▸ **Stored data**:
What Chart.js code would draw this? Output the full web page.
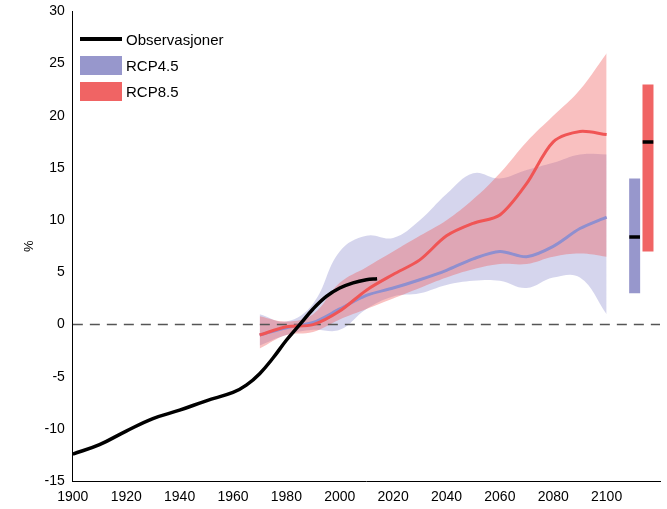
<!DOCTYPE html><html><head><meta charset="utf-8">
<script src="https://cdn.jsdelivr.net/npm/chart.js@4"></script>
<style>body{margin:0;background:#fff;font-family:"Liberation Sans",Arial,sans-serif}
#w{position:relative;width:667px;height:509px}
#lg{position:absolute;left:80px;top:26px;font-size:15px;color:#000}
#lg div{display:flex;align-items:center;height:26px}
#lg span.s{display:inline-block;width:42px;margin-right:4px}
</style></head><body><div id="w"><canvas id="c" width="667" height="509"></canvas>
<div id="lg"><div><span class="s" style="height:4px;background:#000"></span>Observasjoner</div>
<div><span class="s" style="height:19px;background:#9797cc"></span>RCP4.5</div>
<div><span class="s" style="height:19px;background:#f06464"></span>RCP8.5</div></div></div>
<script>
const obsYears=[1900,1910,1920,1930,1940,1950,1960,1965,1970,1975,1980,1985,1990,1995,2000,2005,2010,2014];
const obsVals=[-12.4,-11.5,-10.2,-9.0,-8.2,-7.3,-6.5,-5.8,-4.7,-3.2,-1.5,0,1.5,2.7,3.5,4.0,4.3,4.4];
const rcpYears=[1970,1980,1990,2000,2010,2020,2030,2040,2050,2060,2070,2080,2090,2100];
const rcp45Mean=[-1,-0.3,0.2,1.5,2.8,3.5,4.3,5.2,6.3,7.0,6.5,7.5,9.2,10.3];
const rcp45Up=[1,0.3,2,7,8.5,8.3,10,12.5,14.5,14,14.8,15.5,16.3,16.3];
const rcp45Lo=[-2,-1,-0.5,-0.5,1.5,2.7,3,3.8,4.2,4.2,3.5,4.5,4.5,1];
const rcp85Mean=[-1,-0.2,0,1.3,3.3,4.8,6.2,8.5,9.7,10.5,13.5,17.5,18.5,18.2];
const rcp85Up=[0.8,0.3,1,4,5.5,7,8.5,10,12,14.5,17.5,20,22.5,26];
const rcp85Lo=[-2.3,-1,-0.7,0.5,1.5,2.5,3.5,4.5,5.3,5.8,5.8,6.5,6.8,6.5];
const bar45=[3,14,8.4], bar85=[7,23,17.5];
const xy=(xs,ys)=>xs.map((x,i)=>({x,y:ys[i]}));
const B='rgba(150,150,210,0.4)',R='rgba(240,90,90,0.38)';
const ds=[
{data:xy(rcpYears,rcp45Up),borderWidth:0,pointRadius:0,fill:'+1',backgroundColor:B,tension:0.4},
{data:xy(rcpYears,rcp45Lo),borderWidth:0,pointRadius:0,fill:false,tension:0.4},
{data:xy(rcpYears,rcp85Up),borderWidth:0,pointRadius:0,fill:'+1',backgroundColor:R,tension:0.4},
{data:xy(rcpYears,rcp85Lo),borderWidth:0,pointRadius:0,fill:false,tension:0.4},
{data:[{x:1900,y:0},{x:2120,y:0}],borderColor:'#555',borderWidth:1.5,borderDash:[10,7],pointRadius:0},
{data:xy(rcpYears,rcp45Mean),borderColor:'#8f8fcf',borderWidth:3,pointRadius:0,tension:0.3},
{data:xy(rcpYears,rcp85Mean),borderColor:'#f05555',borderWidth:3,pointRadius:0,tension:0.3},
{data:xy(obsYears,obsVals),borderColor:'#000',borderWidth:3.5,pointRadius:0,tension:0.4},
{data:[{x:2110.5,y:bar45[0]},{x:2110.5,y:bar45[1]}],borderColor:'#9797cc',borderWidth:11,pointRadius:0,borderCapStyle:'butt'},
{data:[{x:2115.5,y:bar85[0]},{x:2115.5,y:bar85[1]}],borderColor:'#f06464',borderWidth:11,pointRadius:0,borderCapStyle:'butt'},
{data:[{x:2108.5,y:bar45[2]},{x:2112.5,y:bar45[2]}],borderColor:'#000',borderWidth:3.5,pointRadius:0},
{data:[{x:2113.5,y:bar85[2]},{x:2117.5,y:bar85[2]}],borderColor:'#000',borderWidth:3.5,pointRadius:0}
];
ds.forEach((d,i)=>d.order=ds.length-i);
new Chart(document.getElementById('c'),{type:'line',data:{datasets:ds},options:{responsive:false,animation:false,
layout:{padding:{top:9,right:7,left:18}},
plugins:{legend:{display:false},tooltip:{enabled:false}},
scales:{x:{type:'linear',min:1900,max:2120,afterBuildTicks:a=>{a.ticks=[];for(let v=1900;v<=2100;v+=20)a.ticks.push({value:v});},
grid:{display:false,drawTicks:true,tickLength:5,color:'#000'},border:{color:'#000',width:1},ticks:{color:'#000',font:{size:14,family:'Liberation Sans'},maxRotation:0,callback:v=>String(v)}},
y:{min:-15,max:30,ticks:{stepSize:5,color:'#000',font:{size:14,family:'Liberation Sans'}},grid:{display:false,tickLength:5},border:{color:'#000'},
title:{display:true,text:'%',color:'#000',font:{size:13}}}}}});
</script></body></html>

▸ **Exercise goal**:
Every line of text is to be repeated exactly; pictures are left out.

▸ **Response to the task**:
What Chart.js code would draw this? Output the full web page.
<!DOCTYPE html><html><head><meta charset="utf-8">
<script src="https://cdn.jsdelivr.net/npm/chart.js@4"></script>
<style>body{margin:0;background:#fff;font-family:"Liberation Sans",Arial,sans-serif}
#w{position:relative;width:667px;height:509px}
#lg{position:absolute;left:80px;top:26px;font-size:15px;color:#000}
#lg div{display:flex;align-items:center;height:26px}
#lg span.s{display:inline-block;width:42px;margin-right:4px}
</style></head><body><div id="w"><canvas id="c" width="667" height="509"></canvas>
<div id="lg"><div><span class="s" style="height:4px;background:#000"></span>Observasjoner</div>
<div><span class="s" style="height:19px;background:#9797cc"></span>RCP4.5</div>
<div><span class="s" style="height:19px;background:#f06464"></span>RCP8.5</div></div></div>
<script>
const obsYears=[1900,1910,1920,1930,1940,1950,1960,1965,1970,1975,1980,1985,1990,1995,2000,2005,2010,2014];
const obsVals=[-12.4,-11.5,-10.2,-9.0,-8.2,-7.3,-6.5,-5.8,-4.7,-3.2,-1.5,0,1.5,2.7,3.5,4.0,4.3,4.4];
const rcpYears=[1970,1980,1990,2000,2010,2020,2030,2040,2050,2060,2070,2080,2090,2100];
const rcp45Mean=[-1,-0.3,0.2,1.5,2.8,3.5,4.3,5.2,6.3,7.0,6.5,7.5,9.2,10.3];
const rcp45Up=[1,0.3,2,7,8.5,8.3,10,12.5,14.5,14,14.8,15.5,16.3,16.3];
const rcp45Lo=[-2,-1,-0.5,-0.5,1.5,2.7,3,3.8,4.2,4.2,3.5,4.5,4.5,1];
const rcp85Mean=[-1,-0.2,0,1.3,3.3,4.8,6.2,8.5,9.7,10.5,13.5,17.5,18.5,18.2];
const rcp85Up=[0.8,0.3,1,4,5.5,7,8.5,10,12,14.5,17.5,20,22.5,26];
const rcp85Lo=[-2.3,-1,-0.7,0.5,1.5,2.5,3.5,4.5,5.3,5.8,5.8,6.5,6.8,6.5];
const bar45=[3,14,8.4], bar85=[7,23,17.5];
const xy=(xs,ys)=>xs.map((x,i)=>({x,y:ys[i]}));
const B='rgba(150,150,210,0.4)',R='rgba(240,90,90,0.38)';
const ds=[
{data:xy(rcpYears,rcp45Up),borderWidth:0,pointRadius:0,fill:'+1',backgroundColor:B,tension:0.4},
{data:xy(rcpYears,rcp45Lo),borderWidth:0,pointRadius:0,fill:false,tension:0.4},
{data:xy(rcpYears,rcp85Up),borderWidth:0,pointRadius:0,fill:'+1',backgroundColor:R,tension:0.4},
{data:xy(rcpYears,rcp85Lo),borderWidth:0,pointRadius:0,fill:false,tension:0.4},
{data:[{x:1900,y:0},{x:2120,y:0}],borderColor:'#555',borderWidth:1.5,borderDash:[10,7],pointRadius:0},
{data:xy(rcpYears,rcp45Mean),borderColor:'#8f8fcf',borderWidth:3,pointRadius:0,tension:0.3},
{data:xy(rcpYears,rcp85Mean),borderColor:'#f05555',borderWidth:3,pointRadius:0,tension:0.3},
{data:xy(obsYears,obsVals),borderColor:'#000',borderWidth:3.5,pointRadius:0,tension:0.4},
{data:[{x:2110.5,y:bar45[0]},{x:2110.5,y:bar45[1]}],borderColor:'#9797cc',borderWidth:11,pointRadius:0,borderCapStyle:'butt'},
{data:[{x:2115.5,y:bar85[0]},{x:2115.5,y:bar85[1]}],borderColor:'#f06464',borderWidth:11,pointRadius:0,borderCapStyle:'butt'},
{data:[{x:2108.5,y:bar45[2]},{x:2112.5,y:bar45[2]}],borderColor:'#000',borderWidth:3.5,pointRadius:0},
{data:[{x:2113.5,y:bar85[2]},{x:2117.5,y:bar85[2]}],borderColor:'#000',borderWidth:3.5,pointRadius:0}
];
ds.forEach((d,i)=>d.order=ds.length-i);
new Chart(document.getElementById('c'),{type:'line',data:{datasets:ds},options:{responsive:false,animation:false,
layout:{padding:{top:9,right:7,left:18}},
plugins:{legend:{display:false},tooltip:{enabled:false}},
scales:{x:{type:'linear',min:1900,max:2120,afterBuildTicks:a=>{a.ticks=[];for(let v=1900;v<=2100;v+=20)a.ticks.push({value:v});},
grid:{display:false,drawTicks:true,tickLength:5,color:'#000'},border:{color:'#000',width:1},ticks:{color:'#000',font:{size:14,family:'Liberation Sans'},maxRotation:0,callback:v=>String(v)}},
y:{min:-15,max:30,ticks:{stepSize:5,color:'#000',font:{size:14,family:'Liberation Sans'}},grid:{display:false,tickLength:5},border:{color:'#000'},
title:{display:true,text:'%',color:'#000',font:{size:13}}}}}});
</script></body></html>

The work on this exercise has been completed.